Software Testing Is More Important Than Ever. Here’s Why.
When Apple launched its answer to Google Maps in 2012, it was met with derision from both the tech press and consumers. Simple address searches would elicit wildly different results and strange defects in the much-hyped ‘Flyover’ feature resulted in missing buildings and bridges that appeared to have suffered some kind of catastrophic collapse.
It was, without doubt, a disaster for a company that had been riding high on the crest of the iPhone wave since 2007.
Eddy Cue, an Apple VP who is now in charge of Maps, recently gave an interview where he delivered a refreshingly honest take on what happened back in 2012. There were apparently only “dozens of people” that had been tasked with working on the app and, most tellingly of all, Cue revealed that it is the sole reason they now offer a public beta test for the iOS mobile operating system.
“The reason you as a customer are going to be able to test iOS is because of Maps,” Cue told Fast Company.
Despite their colossal bank balance, Apple’s Maps failure is indicative of a changing tech landscape. Computers are everywhere, whether they be in the form of iPhones, laptops, traditional desktop PCs or tablets. The Windows PC realm in particular features a whole raft of different hardware configurations put together by both manufacturers and DIY enthusiasts.
Developing software for such a market is therefore incredibly tricky and, without the right testing regime in place, checking for as many potential failure points as possible before public release is challenging.
With development teams shrinking and startups unable to draw from significant budgets, software testing is often dealt a rather poor hand.

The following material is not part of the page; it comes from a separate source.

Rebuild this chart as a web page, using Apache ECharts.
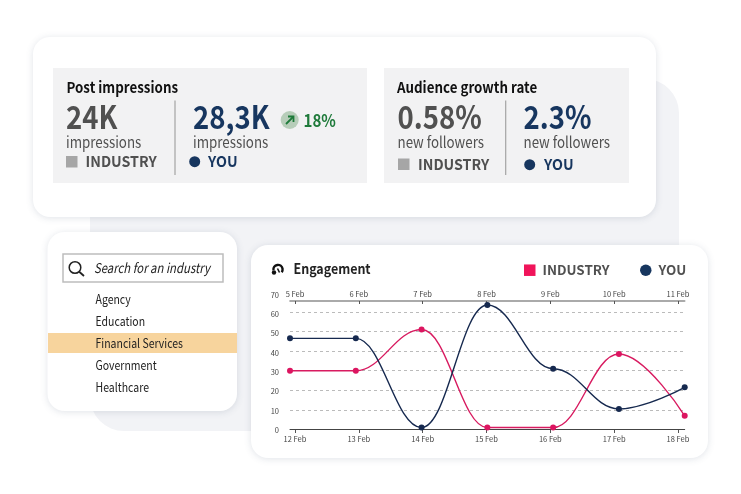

At worst, it is a process which is left entirely to those creating the software and, as any developer will tell you, the worst possible person to test an app is the one behind the code.

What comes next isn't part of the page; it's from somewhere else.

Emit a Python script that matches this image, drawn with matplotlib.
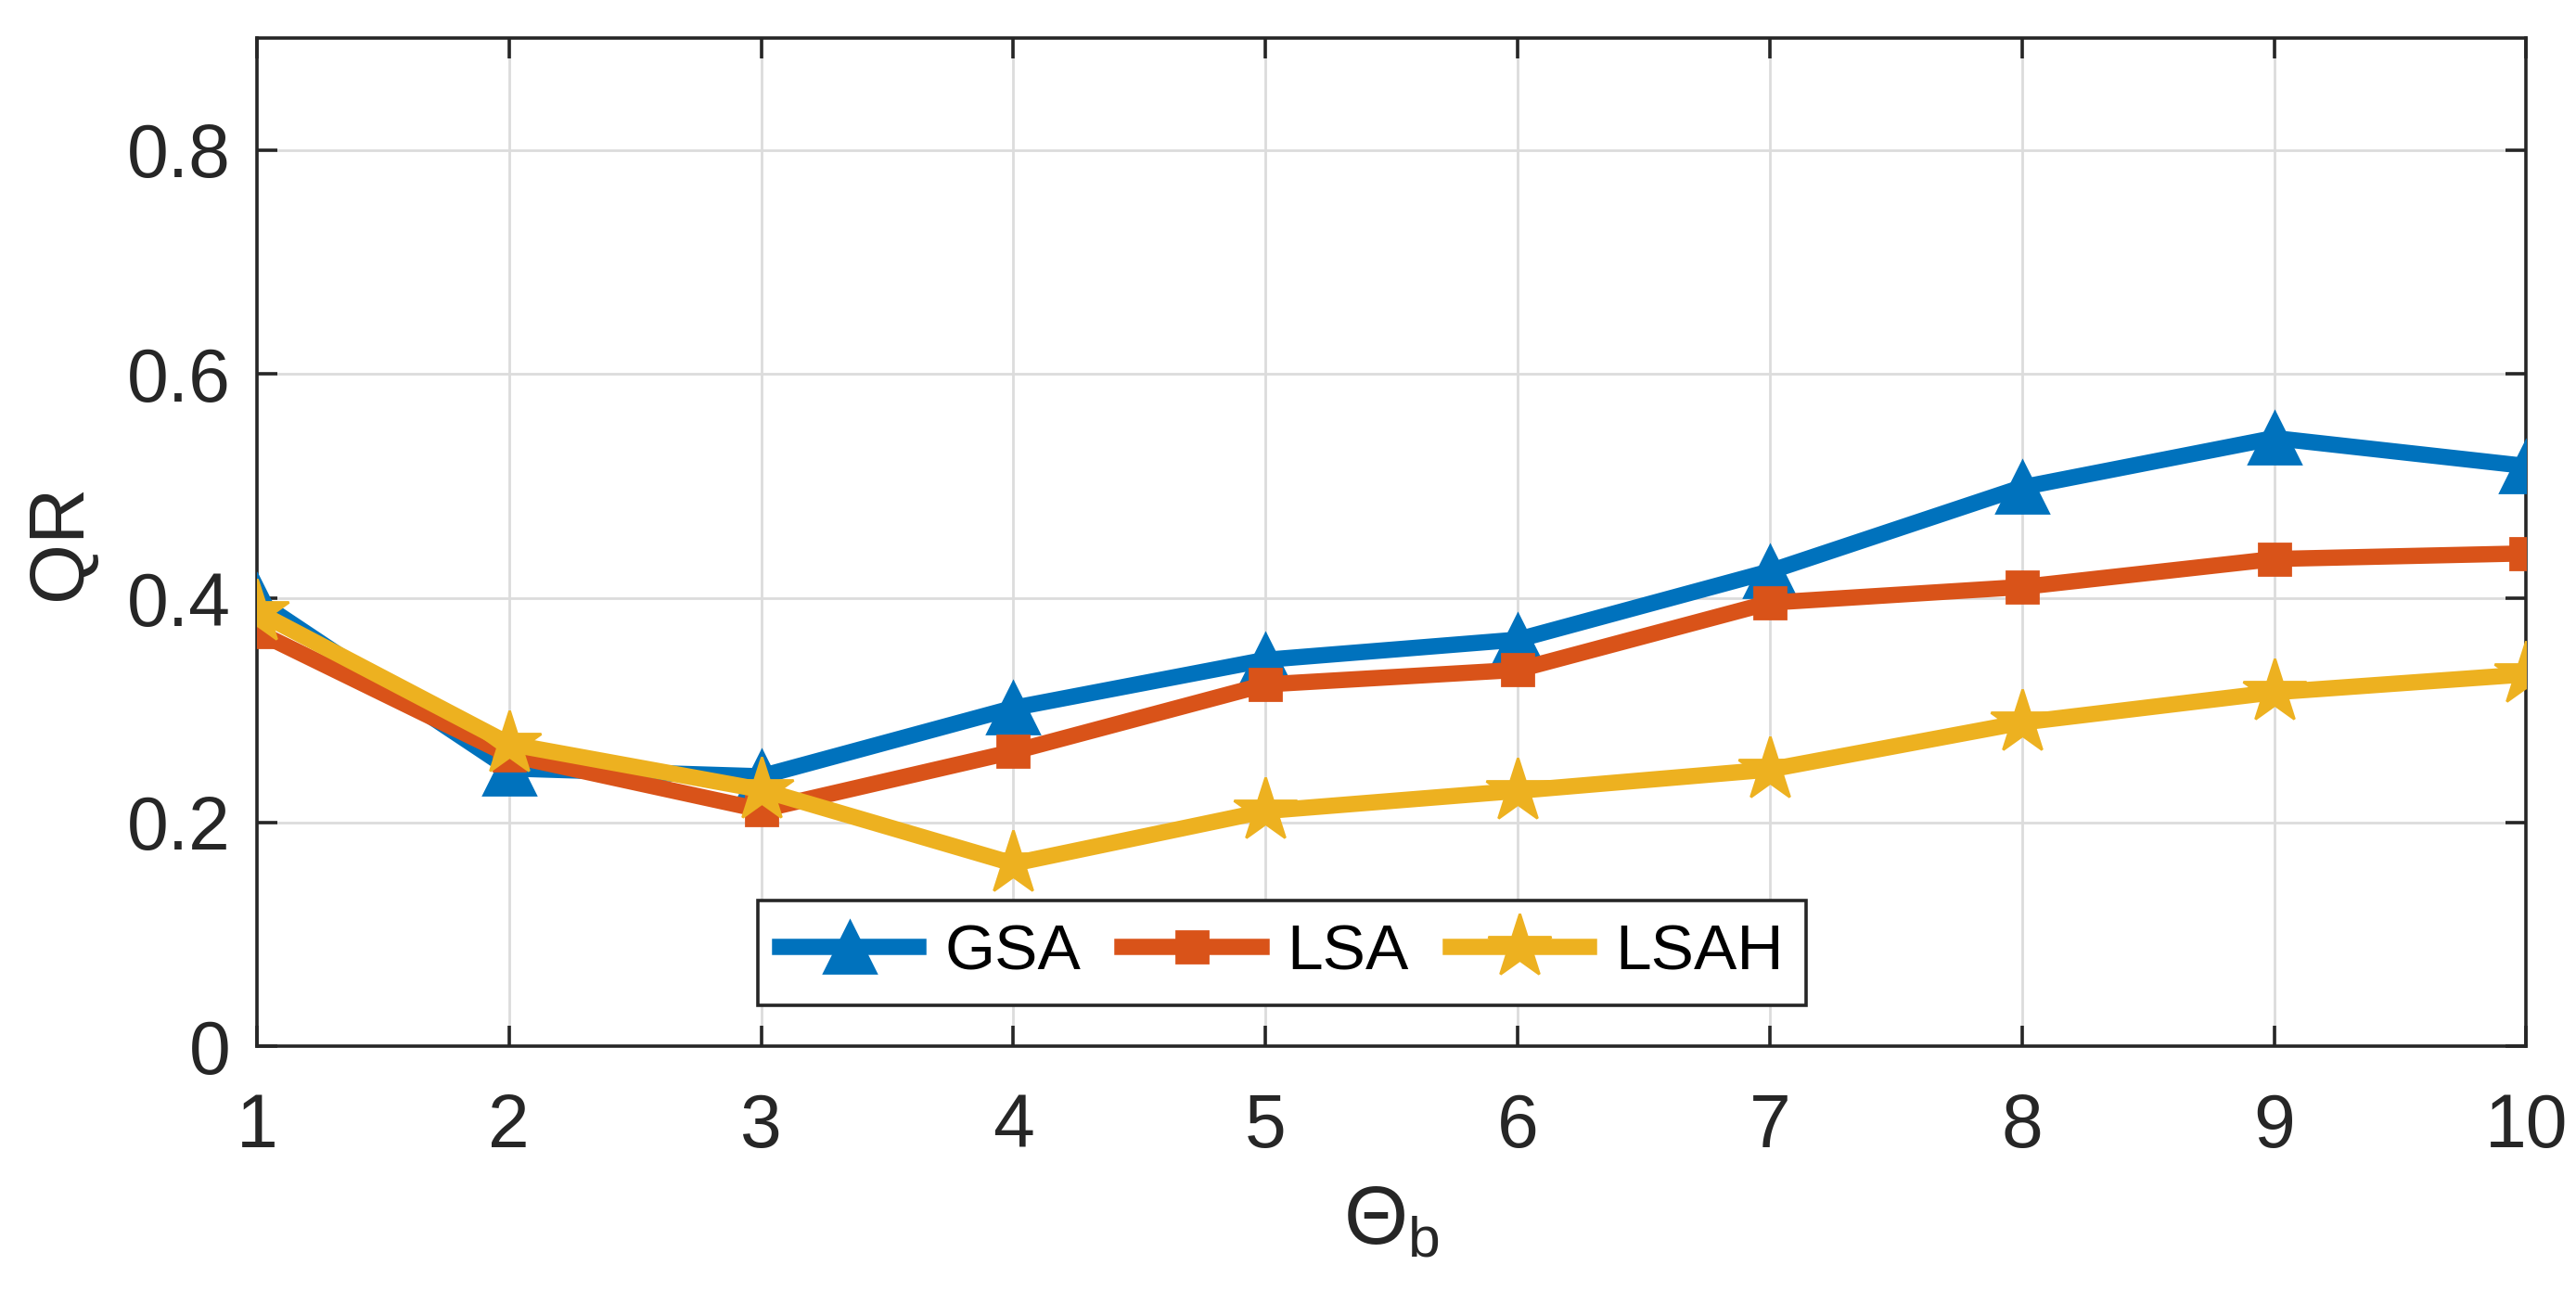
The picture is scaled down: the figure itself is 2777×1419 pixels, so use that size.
import matplotlib
matplotlib.use("Agg")
import matplotlib.pyplot as plt

# Data
theta_b = [1, 2, 3, 4, 5, 6, 7, 8, 9, 10]
gsa = [0.398, 0.248, 0.241, 0.302, 0.345, 0.363, 0.424, 0.499, 0.543, 0.518]
lsa = [0.370, 0.260, 0.211, 0.263, 0.323, 0.336, 0.396, 0.410, 0.435, 0.440]
lsah = [0.388, 0.270, 0.229, 0.163, 0.210, 0.228, 0.247, 0.289, 0.316, 0.332]
yticks = [0, 0.2, 0.4, 0.6, 0.8]
series_names = ["GSA", "LSA", "LSAH"]

plt.rcParams['font.family'] = ['Liberation Sans', 'DejaVu Sans']
plt.rcParams['mathtext.fontset'] = 'custom'
plt.rcParams['mathtext.rm'] = 'Liberation Sans'
plt.rcParams['mathtext.it'] = 'Liberation Sans'

fig = plt.figure(figsize=(13.885, 7.095), dpi=200)
ax = fig.add_axes([0.0997, 0.205, 0.881, 0.766])

ax.plot(theta_b, gsa, color='#0072BD', lw=6.3, marker='^', ms=20, label=series_names[0], zorder=3)
ax.plot(theta_b, lsa, color='#D95319', lw=6.3, marker='s', ms=12, label=series_names[1], zorder=4)
ax.plot(theta_b, lsah, color='#EDB120', lw=6.3, marker='*', ms=26, label=series_names[2], zorder=5)

ax.set_xlim(1, 10)
ax.set_ylim(0, 0.9)
ax.set_xticks(theta_b)
ax.set_yticks(yticks)
ax.set_yticklabels(['0', '0.2', '0.4', '0.6', '0.8'])

ax.grid(True, color='#dcdcdc', lw=1.0)
ax.set_axisbelow(True)
for s in ax.spines.values():
    s.set_color('#262626')
    s.set_linewidth(1.3)
ax.tick_params(direction='in', length=8, width=1.3, colors='#262626',
               labelsize=29, top=True, right=True, pad=10)
ax.tick_params(axis='x', pad=18)

ax.set_ylabel('QR', fontsize=30, color='#262626', labelpad=12)
ax.set_xlabel(r'$\Theta_\mathrm{b}$', fontsize=32, color='#262626', labelpad=8)

leg = ax.legend(ncol=3, loc='lower left', bbox_to_anchor=(0.2207, 0.041),
                borderaxespad=0, fontsize=25, fancybox=False, framealpha=1,
                edgecolor='#262626', handlelength=2.15, handletextpad=0.4,
                columnspacing=0.65, borderpad=0.35)
leg.get_frame().set_linewidth(1.3)

fig.savefig('out.png', dpi=200)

It isn’t possible to spot every potential software bug or predict every user quirk, but a proper testing regime is absolutely vital if an app is to survive in what is now a very crowded marketplace.
Here are 4 quick-fire reasons software testing is absolutely essential.

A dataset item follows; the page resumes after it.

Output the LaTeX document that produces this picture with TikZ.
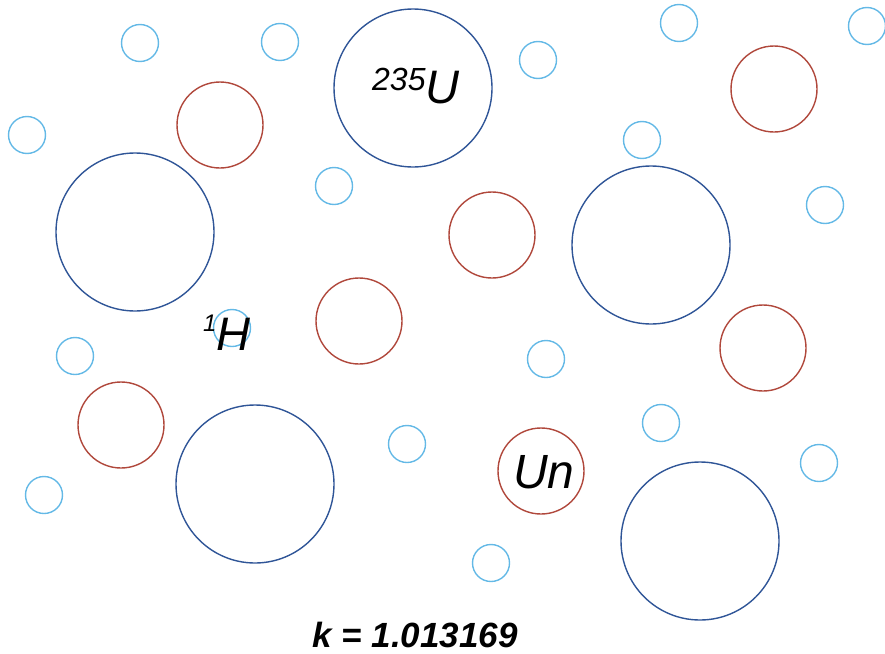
\documentclass[tikz,border=0pt]{standalone}
\usepackage{fontspec}
\setmainfont{Liberation Sans}
\definecolor{heavyblue}{RGB}{47,85,151}
\definecolor{midred}{RGB}{176,72,60}
\definecolor{lightblue}{RGB}{100,185,230}
\tikzset{
  heavy/.style={circle, draw=heavyblue, line width=1.4pt, minimum size=158pt, inner sep=0pt},
  medium/.style={circle, draw=midred, line width=1.4pt, minimum size=86pt, inner sep=0pt},
  light/.style={circle, draw=lightblue, line width=1.4pt, minimum size=37pt, inner sep=0pt},
  label/.style={anchor=base west, inner sep=0pt, font=\itshape}
}
\begin{document}
\begin{tikzpicture}[x=1pt, y=-1pt]
    \useasboundingbox (0,0) rectangle (885,653);

    % heavy nuclei
    \foreach \px/\py [count=\i] in {135/232, 413/88, 651/245, 255/484, 700/541}
        \node[heavy] (heavy\i) at (\px,\py) {};

    % medium nuclei
    \foreach \px/\py [count=\i] in {220/125, 774/89, 492/235, 359/321, 763/348, 121/425, 541/471}
        \node[medium] (medium\i) at (\px,\py) {};

    % light nuclei
    \foreach \px/\py [count=\i] in {140/43, 280/42, 679/23, 867/26, 538/60, 27/135, 642/140,
        334/186, 825/205, 232/328, 75/356, 546/359, 661/423, 407/444, 819/463, 44/495, 491/563}
        \node[light] (light\i) at (\px,\py) {};

    % labels
    \node[label] (uranium) at (372,103)
        {\raisebox{13pt}{\fontsize{32}{32}\selectfont 235}\fontsize{47}{47}\selectfont U};
    \node[label] (hydrogen) at (203,350)
        {\raisebox{19pt}{\fontsize{24}{24}\selectfont 1}\fontsize{47}{47}\selectfont H};
    \node[label] (unknown) at (513,488) {\fontsize{48}{48}\selectfont Un};
    \node[anchor=base, inner sep=0pt, font=\bfseries\itshape] (kvalue) at (415,647)
        {\fontsize{35}{35}\selectfont k = 1.013169};
\end{tikzpicture}
\end{document}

1. Satisfies A More Tech Literate Audience
Rewind ten years and the word ‘app’ didn’t form part of the common vocabulary. Computer software was something that was used in the office or by techies in their bedrooms.
Now, apps are everywhere. As a result of their prevalence within society, the public at large is far more tech literate. That means they’ll spot software bugs or inconsistencies in user interface design far quicker than before, so it’s vital you get there before they do.
2. Ensures The Original Concept Was Right
Not every blueprint for a piece of software is right. Quite often, its failings – no matter how small – can only be discovered during software testing, and it’s far better to make the discovery at that point than when it lands into the hands of the user.
3. Users Will Do That
Software testing can, at times, seem a silly endeavour. Surely a user wouldn’t click on that tick box followed by that button. Would they?
Someone will. A big part of software testing is allowing for any quirky users who are likely to push the software beyond the intended workflow.
4. Your Reputation Is At Stake
Imagine a car leaving the factory minus an essential part that results in it stalling when it reaches 30 MPH. The company behind the vehicle would be ridiculed and find it near impossible to recover.
The same goes for software; if it heads out of the door in a poor state, word will spread quickly, and in the world of consumer-led opinion and review websites, that’s the last thing any business needs.
If an app fails to deliver, or contains bugs that get in the way of an enjoyable experience, consumers can now move on very quickly. An app store is never more than a finger tap away, and if your labour of love doesn’t make the grade in the eyes of the user, they’ll simply move onto the next app in the search results.
Software testing is perhaps more important than it has ever been before. Don’t leave the success of your app to chance.